Ice Hockey - Winter Olympics Day 16 Photo by Ronald Martinez/Getty Images

The draft-day announcement that the Los Angeles Kings had signed Ilya Kovalchuk brought a lot of mixed emotions. Most fans seem to be in favor of the deal, though a small faction has their reservations. As with anything, there’s an upside and a downside. What are some of the positives of this deal?

Pros

  • Ilya Kovalchuk is still a damn good player; he scored 138 goals in 298 regular season games (good enough for just under half a goal per game) and in the playoffs, he scored 23 goals in 69 games.
  • He has a +64 plus/minus rating.
  • He’s not just a scorer, he also picked 189 assists.
  • All told, he racked up 327 points in 289 regular season games. Combined, he’s managed to scored 370 points in 367 games. No matter how you slice it, that’s pretty impressive.
  • It’s only three years and it’s the same average annual value as Patrick Marleau’s deal with the Toronto Maple Leafs ($6.25 million).
  • The shorter seasons (the KHL only plays 60 games) may actually benefit his career a la Jaromir Jagr.
  • He could be a great asset on the power play; picture: Drew Doughty, Anze Kopitar, and Kovalchuk on the half wall.
  • No assets were given up in this deal and this deal is far cheaper than any big name unrestricted free agent (cough cough John Tavares) available on the market.

Now let’s look at some of the concerns people have with this deal:

Cons

  • Kovalchuk is 35. That’s pretty old in the hockey (and professional sports) world.
  • Will the smaller ice surface, with an increased focus on physicality, aggravate any nagging or lingering injuries, especially back pain?
  • He didn’t get along with his coaches very well during the 2015-16 season and was subsequently stripped of his captaincy and benched (healthy scratched) one game during the playoffs. How will his attitude affect his performance in North America?
  • He’s old, he’s not that fast anymore, can he actually be impactful at 5v5 or will he be yet another “power play specialist”?
  • Three years is kind of a long time for a guy who may not work out or who will be good for only one year.
  • That AAV is rather high and leaves them tight against the cap ceiling with a few players needing new contracts, most notably Drew Doughty. The contract is going to look terrible if Kovalchuk doesn’t perform well.
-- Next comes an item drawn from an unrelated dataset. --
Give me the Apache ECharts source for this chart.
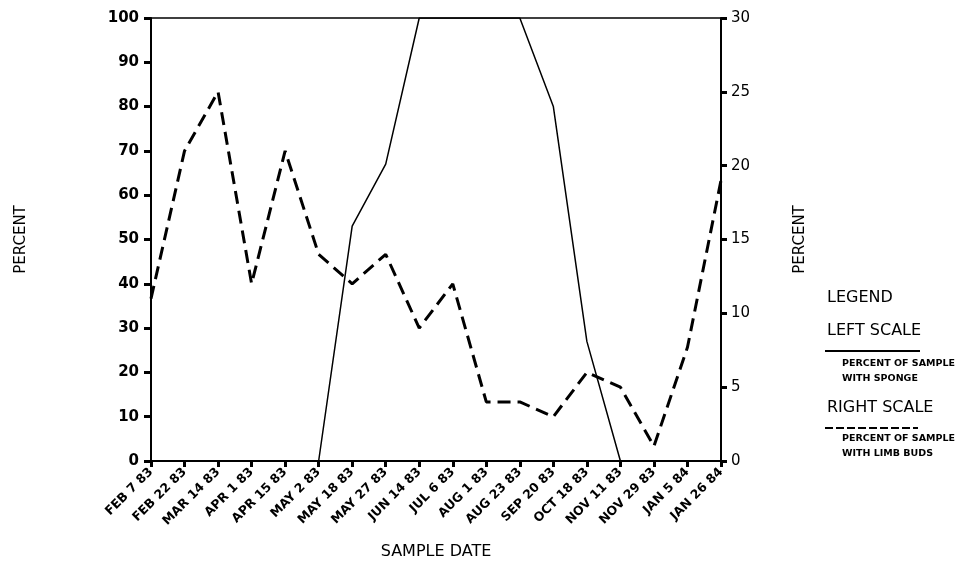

The most common doubt people voiced was the ability to re-sign Doughty. Supposing he asks for the sun, the moon, and the stars and demands north of $10 million, the Kings would have just shy of $62.5 million signed against the cap. Despite adding a team to the league, the salary cap has virtually stagnated and only rose $4 million (thanks to a small inflator from the NHLPA). Hypothetically, a flat cap would leave them with about $17 million in space to sign Doughty, Adrian Kempe, Alex Iafallo, and Daniel Brickley. But even with those guys under contract, they’d still be short one d-man and two forwards. They could potentially fill those spots with cheap depth, but that hasn’t worked out in their favor these past couple of seasons.

All-in-all, there are a lot of unknowns and this feels like a medium risk, high reward situation. Hopefully it all works out for the best.